Miami-Dade, Fl., jails turned over an average of one immigration detainee per day to federal authorities during 2017, a pace set by the county’s controversial decision to comply with President Trump’s crackdown on people being sought for deportation.
Miami-Dade, Fl., jails turned over an average of one immigration detainee per day to federal authorities during 2017, a pace set by the county’s controversial decision to comply with President Trump’s crackdown on people being sought for deportation, the Miami Herald reports. Mayor Carlos Gimenez ordered county jails to comply with the federal detention requests after Trump took office on Jan. 20 and promised to withhold federal funds from local governments providing “sanctuary” to undocumented immigrants. Miami-Dade had previously declined such requests under a policy enacted four years earlier. Gimenez’s directive brought instant praise from Trump himself on Twitter. From elsewhere there were accusations that Miami-Dade was abandoning its tradition as one of the most welcoming cities in the country for immigrants.
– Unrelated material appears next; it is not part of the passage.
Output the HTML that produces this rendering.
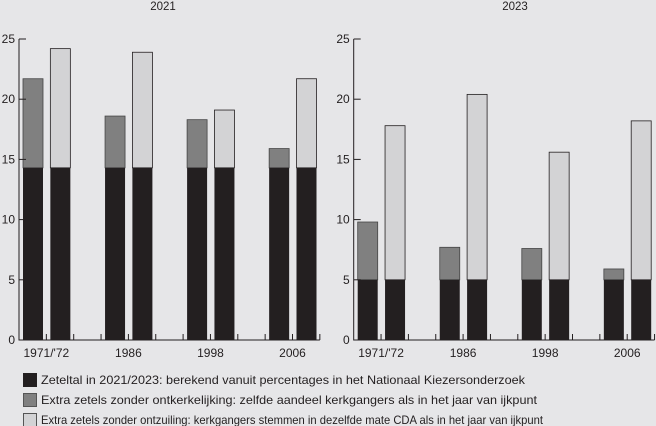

Since Gimenez’s Jan. 26 policy change, Miami-Dade jails have turned over 436 people to agents from Immigration and Customs Enforcement. Federal “detainer” requests ask jails to hold suspected immigration offenders for 48 hours after they have been booked on unrelated local charges. A detainer kicks in once the person would otherwise be free to leave the local jail, either through posting bail, being released until trial or after serving a sentence. Charges that landed undocumented people on the federal deportation track include a mix of serious crimes and minor offenses. More than 100 detainees were arrested for violent crimes, from simple battery to kidnapping and attempted murder. A sampling of other offenses: driving without a valid driver’s license, drug possession, loitering; and drinking in public. “It’s made people go back into the shadows,” said Rebeca Sanchez-Roig, an immigration lawyer who sees clients far more fearful of county and city police. “Very often they won’t report a crime or violence, because they’re afraid they will be turned into Immigration. We have endangered communities with this policy.”